## START

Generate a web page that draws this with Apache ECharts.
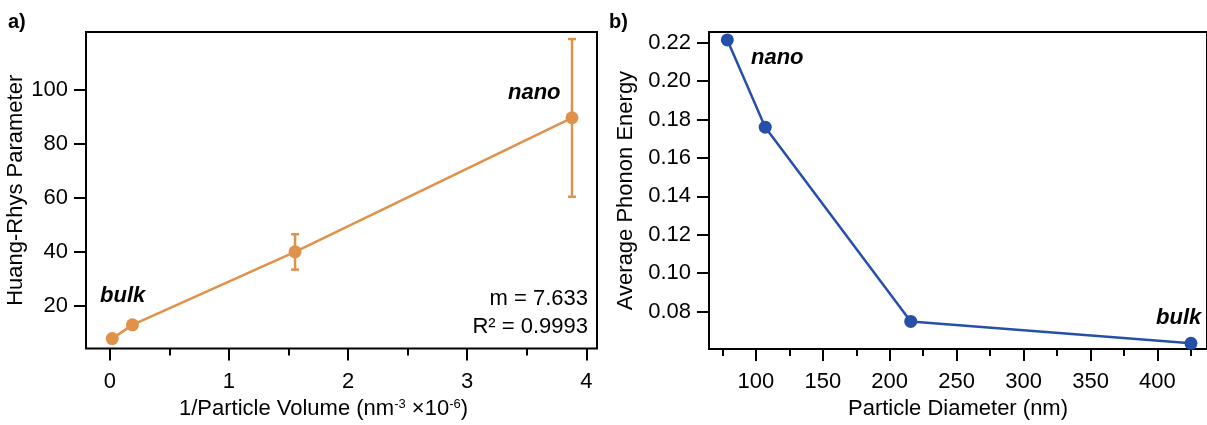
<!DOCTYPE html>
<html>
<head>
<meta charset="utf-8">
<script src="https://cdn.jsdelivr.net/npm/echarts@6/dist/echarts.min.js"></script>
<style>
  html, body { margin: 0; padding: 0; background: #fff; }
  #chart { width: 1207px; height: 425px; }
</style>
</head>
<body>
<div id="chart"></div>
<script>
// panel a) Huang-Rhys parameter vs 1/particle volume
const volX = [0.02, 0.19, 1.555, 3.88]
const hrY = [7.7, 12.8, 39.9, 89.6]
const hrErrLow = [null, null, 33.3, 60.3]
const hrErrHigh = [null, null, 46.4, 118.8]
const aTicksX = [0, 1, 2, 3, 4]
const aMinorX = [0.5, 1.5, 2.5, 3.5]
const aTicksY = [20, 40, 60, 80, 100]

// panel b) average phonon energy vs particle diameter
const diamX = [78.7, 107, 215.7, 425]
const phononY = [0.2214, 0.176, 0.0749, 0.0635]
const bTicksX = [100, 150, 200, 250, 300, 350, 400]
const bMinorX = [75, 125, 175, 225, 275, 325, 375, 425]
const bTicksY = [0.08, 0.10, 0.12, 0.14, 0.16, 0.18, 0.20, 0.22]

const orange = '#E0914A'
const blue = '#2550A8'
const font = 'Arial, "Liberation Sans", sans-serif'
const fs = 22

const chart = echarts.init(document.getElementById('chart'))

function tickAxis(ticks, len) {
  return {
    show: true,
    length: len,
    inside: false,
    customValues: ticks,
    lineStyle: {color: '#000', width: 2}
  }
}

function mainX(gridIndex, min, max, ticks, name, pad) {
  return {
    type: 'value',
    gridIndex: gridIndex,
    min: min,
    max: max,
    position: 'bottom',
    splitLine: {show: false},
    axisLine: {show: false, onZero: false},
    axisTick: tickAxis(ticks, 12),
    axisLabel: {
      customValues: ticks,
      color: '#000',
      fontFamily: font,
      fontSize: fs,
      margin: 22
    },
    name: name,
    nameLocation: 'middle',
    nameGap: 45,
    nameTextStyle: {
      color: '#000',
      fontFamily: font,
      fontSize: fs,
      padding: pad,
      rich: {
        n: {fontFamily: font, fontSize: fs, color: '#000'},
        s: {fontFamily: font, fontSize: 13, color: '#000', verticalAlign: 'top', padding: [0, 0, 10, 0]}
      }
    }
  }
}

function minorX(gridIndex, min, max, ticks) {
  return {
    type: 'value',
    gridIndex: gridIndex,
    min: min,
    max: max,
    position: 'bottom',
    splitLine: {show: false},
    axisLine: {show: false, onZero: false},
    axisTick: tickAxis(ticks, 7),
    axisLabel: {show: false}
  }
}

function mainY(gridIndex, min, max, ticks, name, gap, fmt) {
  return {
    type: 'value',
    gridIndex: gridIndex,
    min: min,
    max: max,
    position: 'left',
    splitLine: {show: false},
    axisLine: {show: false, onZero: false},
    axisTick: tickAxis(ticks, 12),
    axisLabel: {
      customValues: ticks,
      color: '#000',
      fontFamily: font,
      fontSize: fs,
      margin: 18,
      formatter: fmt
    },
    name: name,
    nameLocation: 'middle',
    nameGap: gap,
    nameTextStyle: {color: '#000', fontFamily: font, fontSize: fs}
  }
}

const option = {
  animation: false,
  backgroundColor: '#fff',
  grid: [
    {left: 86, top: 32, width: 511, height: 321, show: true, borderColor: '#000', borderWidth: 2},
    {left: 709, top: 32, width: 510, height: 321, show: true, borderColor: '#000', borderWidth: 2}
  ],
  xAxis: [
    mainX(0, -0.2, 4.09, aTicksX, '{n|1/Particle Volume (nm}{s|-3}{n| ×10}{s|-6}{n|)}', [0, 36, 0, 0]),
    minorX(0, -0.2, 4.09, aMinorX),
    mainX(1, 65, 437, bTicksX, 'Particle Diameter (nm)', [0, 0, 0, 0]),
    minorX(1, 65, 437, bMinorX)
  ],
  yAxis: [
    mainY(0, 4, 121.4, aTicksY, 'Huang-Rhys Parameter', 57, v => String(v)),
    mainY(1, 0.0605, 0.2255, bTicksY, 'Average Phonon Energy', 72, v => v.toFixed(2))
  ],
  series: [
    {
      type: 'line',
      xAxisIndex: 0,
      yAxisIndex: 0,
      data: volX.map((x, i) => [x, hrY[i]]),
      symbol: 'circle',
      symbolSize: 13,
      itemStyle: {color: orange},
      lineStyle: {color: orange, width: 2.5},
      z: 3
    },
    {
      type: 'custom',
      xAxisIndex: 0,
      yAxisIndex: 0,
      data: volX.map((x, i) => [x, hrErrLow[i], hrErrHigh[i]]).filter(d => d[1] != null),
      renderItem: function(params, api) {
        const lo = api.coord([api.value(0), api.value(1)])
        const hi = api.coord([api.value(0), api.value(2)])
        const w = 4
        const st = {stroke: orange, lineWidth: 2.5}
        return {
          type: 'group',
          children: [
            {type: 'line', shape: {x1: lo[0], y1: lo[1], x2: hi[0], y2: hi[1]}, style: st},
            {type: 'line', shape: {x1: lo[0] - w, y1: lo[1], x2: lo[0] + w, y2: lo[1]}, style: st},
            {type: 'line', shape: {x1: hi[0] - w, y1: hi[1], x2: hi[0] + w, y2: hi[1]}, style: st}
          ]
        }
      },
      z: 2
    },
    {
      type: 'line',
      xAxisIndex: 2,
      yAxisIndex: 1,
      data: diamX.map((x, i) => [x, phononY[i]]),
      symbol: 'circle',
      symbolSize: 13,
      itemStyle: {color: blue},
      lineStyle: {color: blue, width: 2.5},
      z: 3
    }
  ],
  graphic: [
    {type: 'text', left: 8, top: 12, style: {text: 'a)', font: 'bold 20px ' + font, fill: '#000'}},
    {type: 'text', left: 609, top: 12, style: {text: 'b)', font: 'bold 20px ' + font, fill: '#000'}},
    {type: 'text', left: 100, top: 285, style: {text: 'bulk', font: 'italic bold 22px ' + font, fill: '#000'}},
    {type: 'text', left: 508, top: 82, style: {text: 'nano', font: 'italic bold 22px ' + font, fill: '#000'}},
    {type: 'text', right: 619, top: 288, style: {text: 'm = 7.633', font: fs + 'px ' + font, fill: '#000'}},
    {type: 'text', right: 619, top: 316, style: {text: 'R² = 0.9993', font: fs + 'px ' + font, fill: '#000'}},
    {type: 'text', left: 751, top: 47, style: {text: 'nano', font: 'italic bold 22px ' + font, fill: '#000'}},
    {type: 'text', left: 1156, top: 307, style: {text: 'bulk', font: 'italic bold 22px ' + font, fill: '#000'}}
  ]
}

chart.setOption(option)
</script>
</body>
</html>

## END

WHAT YOU SHOULD DO =>
Word for word, quote the full listing, omitting every picture.

ANSWER =>
Generate a web page that draws this with Apache ECharts.
<!DOCTYPE html>
<html>
<head>
<meta charset="utf-8">
<script src="https://cdn.jsdelivr.net/npm/echarts@6/dist/echarts.min.js"></script>
<style>
  html, body { margin: 0; padding: 0; background: #fff; }
  #chart { width: 1207px; height: 425px; }
</style>
</head>
<body>
<div id="chart"></div>
<script>
// panel a) Huang-Rhys parameter vs 1/particle volume
const volX = [0.02, 0.19, 1.555, 3.88]
const hrY = [7.7, 12.8, 39.9, 89.6]
const hrErrLow = [null, null, 33.3, 60.3]
const hrErrHigh = [null, null, 46.4, 118.8]
const aTicksX = [0, 1, 2, 3, 4]
const aMinorX = [0.5, 1.5, 2.5, 3.5]
const aTicksY = [20, 40, 60, 80, 100]

// panel b) average phonon energy vs particle diameter
const diamX = [78.7, 107, 215.7, 425]
const phononY = [0.2214, 0.176, 0.0749, 0.0635]
const bTicksX = [100, 150, 200, 250, 300, 350, 400]
const bMinorX = [75, 125, 175, 225, 275, 325, 375, 425]
const bTicksY = [0.08, 0.10, 0.12, 0.14, 0.16, 0.18, 0.20, 0.22]

const orange = '#E0914A'
const blue = '#2550A8'
const font = 'Arial, "Liberation Sans", sans-serif'
const fs = 22

const chart = echarts.init(document.getElementById('chart'))

function tickAxis(ticks, len) {
  return {
    show: true,
    length: len,
    inside: false,
    customValues: ticks,
    lineStyle: {color: '#000', width: 2}
  }
}

function mainX(gridIndex, min, max, ticks, name, pad) {
  return {
    type: 'value',
    gridIndex: gridIndex,
    min: min,
    max: max,
    position: 'bottom',
    splitLine: {show: false},
    axisLine: {show: false, onZero: false},
    axisTick: tickAxis(ticks, 12),
    axisLabel: {
      customValues: ticks,
      color: '#000',
      fontFamily: font,
      fontSize: fs,
      margin: 22
    },
    name: name,
    nameLocation: 'middle',
    nameGap: 45,
    nameTextStyle: {
      color: '#000',
      fontFamily: font,
      fontSize: fs,
      padding: pad,
      rich: {
        n: {fontFamily: font, fontSize: fs, color: '#000'},
        s: {fontFamily: font, fontSize: 13, color: '#000', verticalAlign: 'top', padding: [0, 0, 10, 0]}
      }
    }
  }
}

function minorX(gridIndex, min, max, ticks) {
  return {
    type: 'value',
    gridIndex: gridIndex,
    min: min,
    max: max,
    position: 'bottom',
    splitLine: {show: false},
    axisLine: {show: false, onZero: false},
    axisTick: tickAxis(ticks, 7),
    axisLabel: {show: false}
  }
}

function mainY(gridIndex, min, max, ticks, name, gap, fmt) {
  return {
    type: 'value',
    gridIndex: gridIndex,
    min: min,
    max: max,
    position: 'left',
    splitLine: {show: false},
    axisLine: {show: false, onZero: false},
    axisTick: tickAxis(ticks, 12),
    axisLabel: {
      customValues: ticks,
      color: '#000',
      fontFamily: font,
      fontSize: fs,
      margin: 18,
      formatter: fmt
    },
    name: name,
    nameLocation: 'middle',
    nameGap: gap,
    nameTextStyle: {color: '#000', fontFamily: font, fontSize: fs}
  }
}

const option = {
  animation: false,
  backgroundColor: '#fff',
  grid: [
    {left: 86, top: 32, width: 511, height: 321, show: true, borderColor: '#000', borderWidth: 2},
    {left: 709, top: 32, width: 510, height: 321, show: true, borderColor: '#000', borderWidth: 2}
  ],
  xAxis: [
    mainX(0, -0.2, 4.09, aTicksX, '{n|1/Particle Volume (nm}{s|-3}{n| ×10}{s|-6}{n|)}', [0, 36, 0, 0]),
    minorX(0, -0.2, 4.09, aMinorX),
    mainX(1, 65, 437, bTicksX, 'Particle Diameter (nm)', [0, 0, 0, 0]),
    minorX(1, 65, 437, bMinorX)
  ],
  yAxis: [
    mainY(0, 4, 121.4, aTicksY, 'Huang-Rhys Parameter', 57, v => String(v)),
    mainY(1, 0.0605, 0.2255, bTicksY, 'Average Phonon Energy', 72, v => v.toFixed(2))
  ],
  series: [
    {
      type: 'line',
      xAxisIndex: 0,
      yAxisIndex: 0,
      data: volX.map((x, i) => [x, hrY[i]]),
      symbol: 'circle',
      symbolSize: 13,
      itemStyle: {color: orange},
      lineStyle: {color: orange, width: 2.5},
      z: 3
    },
    {
      type: 'custom',
      xAxisIndex: 0,
      yAxisIndex: 0,
      data: volX.map((x, i) => [x, hrErrLow[i], hrErrHigh[i]]).filter(d => d[1] != null),
      renderItem: function(params, api) {
        const lo = api.coord([api.value(0), api.value(1)])
        const hi = api.coord([api.value(0), api.value(2)])
        const w = 4
        const st = {stroke: orange, lineWidth: 2.5}
        return {
          type: 'group',
          children: [
            {type: 'line', shape: {x1: lo[0], y1: lo[1], x2: hi[0], y2: hi[1]}, style: st},
            {type: 'line', shape: {x1: lo[0] - w, y1: lo[1], x2: lo[0] + w, y2: lo[1]}, style: st},
            {type: 'line', shape: {x1: hi[0] - w, y1: hi[1], x2: hi[0] + w, y2: hi[1]}, style: st}
          ]
        }
      },
      z: 2
    },
    {
      type: 'line',
      xAxisIndex: 2,
      yAxisIndex: 1,
      data: diamX.map((x, i) => [x, phononY[i]]),
      symbol: 'circle',
      symbolSize: 13,
      itemStyle: {color: blue},
      lineStyle: {color: blue, width: 2.5},
      z: 3
    }
  ],
  graphic: [
    {type: 'text', left: 8, top: 12, style: {text: 'a)', font: 'bold 20px ' + font, fill: '#000'}},
    {type: 'text', left: 609, top: 12, style: {text: 'b)', font: 'bold 20px ' + font, fill: '#000'}},
    {type: 'text', left: 100, top: 285, style: {text: 'bulk', font: 'italic bold 22px ' + font, fill: '#000'}},
    {type: 'text', left: 508, top: 82, style: {text: 'nano', font: 'italic bold 22px ' + font, fill: '#000'}},
    {type: 'text', right: 619, top: 288, style: {text: 'm = 7.633', font: fs + 'px ' + font, fill: '#000'}},
    {type: 'text', right: 619, top: 316, style: {text: 'R² = 0.9993', font: fs + 'px ' + font, fill: '#000'}},
    {type: 'text', left: 751, top: 47, style: {text: 'nano', font: 'italic bold 22px ' + font, fill: '#000'}},
    {type: 'text', left: 1156, top: 307, style: {text: 'bulk', font: 'italic bold 22px ' + font, fill: '#000'}}
  ]
}

chart.setOption(option)
</script>
</body>
</html>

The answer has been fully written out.